Une fois en­core, en 1660, cet homme qu’on dit vieillis­sant, rui­né et aban­don­né par son pu­blic, re­court à l’artifice du mi­roir pour se don­ner une image op­tique de lui-même ; puis, ou­bliant le mi­roir, l’escamotant même, puis­qu’il ne le peint pas, il tient cette image spé­cu­laire pour iden­tique à lui-même. Le voi­là donc se fai­sant face à lui-même, de­man­dant à ce vi­sage quel homme il est : plus cu­rieux de se connaître qu’in­quiet de vieillir ? En­core fier ou dé­jà usé ? Mieux ré­vé­lé par un dé­gui­se­ment de grand sei­gneur ou par une pièce de fri­pe­rie ? Ici éclate, sur le che­min de la ré­ponse, la dif­fé­rence avec Nar­cisse. Nar­cisse aime d’un amour éro­tique sa propre image dans les eaux. L’embrassant, il la brise. Rem­brandt, au contraire , garde la dis­tance et choi­sit, ap­pa­rem­ment sans haine ni com­plai­sance, de s’exa­mi­ner. Aux ques­tions qu’il pose sur lui- même, il offre pour seule ré­ponse ce ta­bleau-ci qu’il donne à voir. Pour lui, s’exa­mi­ner, c’est se dé­peindre au sens pre­mier du mot (à cet égard, on de­vrait pou­voir dire « exa­men de pein­ture », comme on dit « exa­men de conscience »). Voi­là donc le dé­but de la so­lu­tion de l’énigme. Rem­brandt a in­ter­pré­té son image dans le mi­roir en la re­créant sur la toile. Se dé­peindre, au sens qu’on vient de dire, voi­là l’acte créa­teur qui fonde pour nous, spec­ta­teurs et ama­teurs, l’identité des deux noms, ce­lui de l’artiste et ce­lui du per­son­nage. Entre le moi, vu dans le mi­roir, et le soi, lu dans le ta­bleau, s’in­sèrent l’art et l’acte de peindre, de se dépeindre.

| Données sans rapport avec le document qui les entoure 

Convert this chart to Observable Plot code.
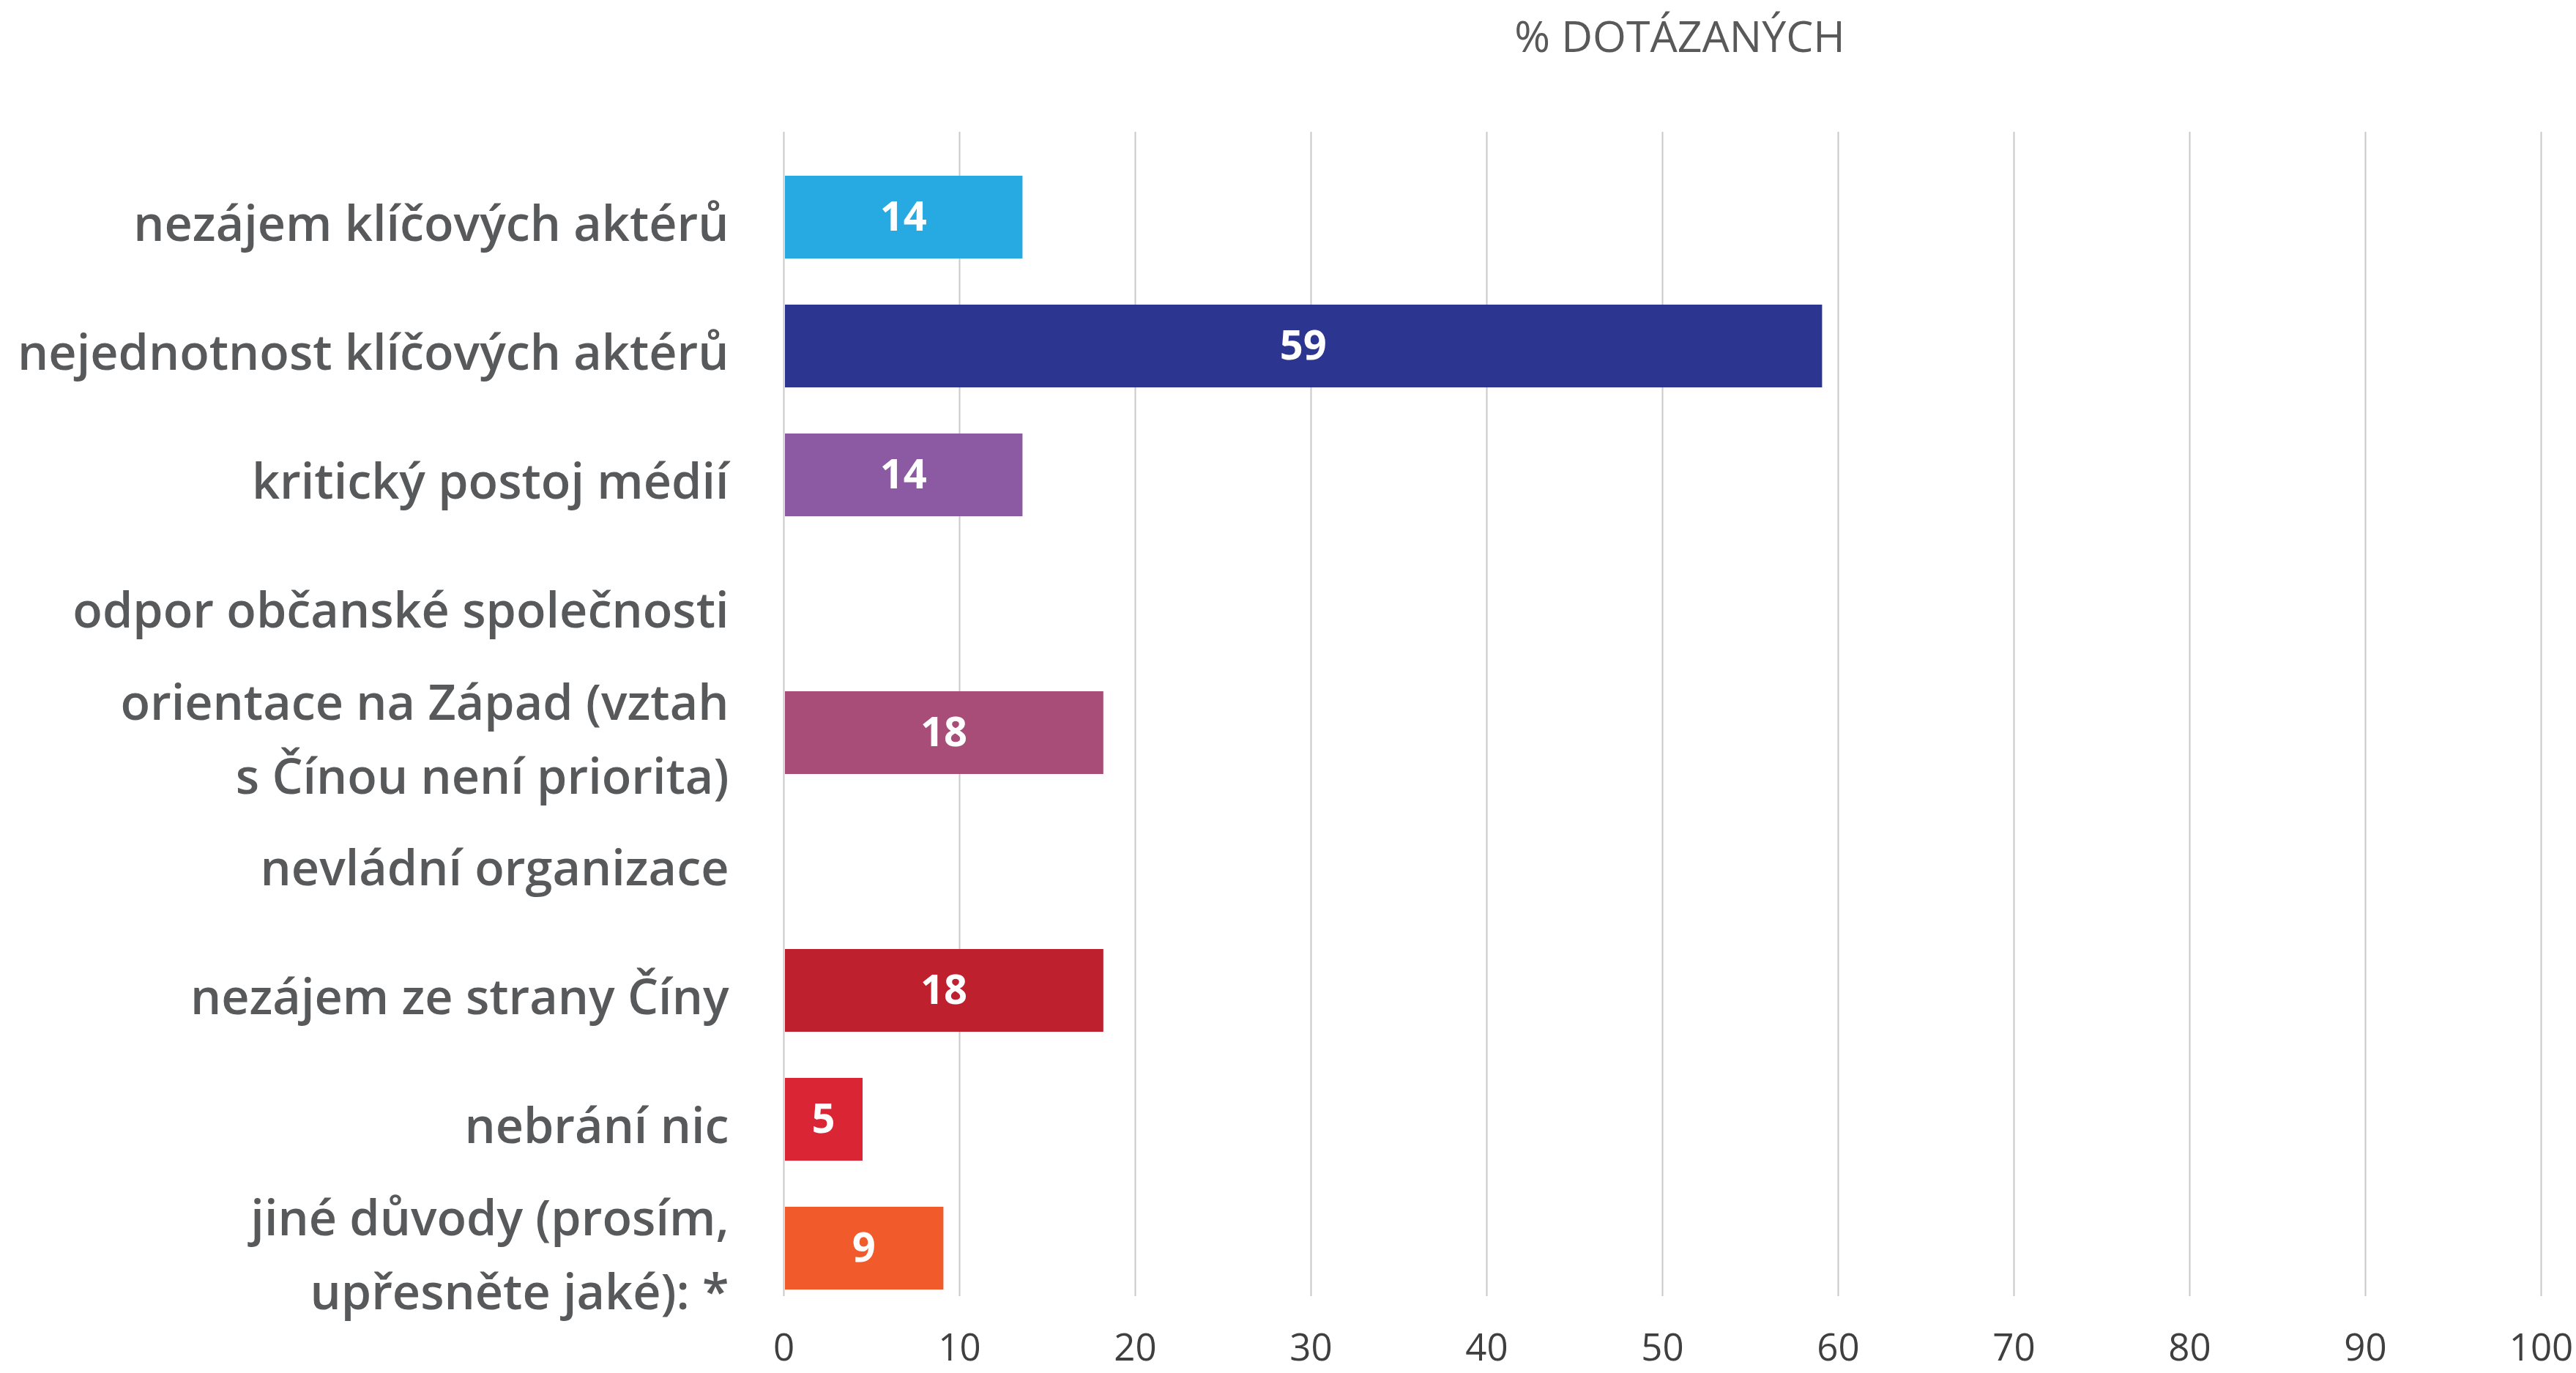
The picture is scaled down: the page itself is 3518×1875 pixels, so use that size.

Vaine est alors la ques­tion de sa­voir si ces traits sont bien ceux de l’artiste à cette époque. Nous ne le sau­rons ja­mais. Ou plu­tôt, la ques­tion n’ a pas de sens : car ce qu’il a pu dé­cou­vrir dans son vi­sage, c’est exac­te­ment ce qu’il a mis dans son por­trait. A l’image spé­cu­laire dis­pa­rue sur­vit un por­trait que le peintre a ces­sé de re­gar­der, mais qui a pour tou­jours la puis­sance de nous regarder.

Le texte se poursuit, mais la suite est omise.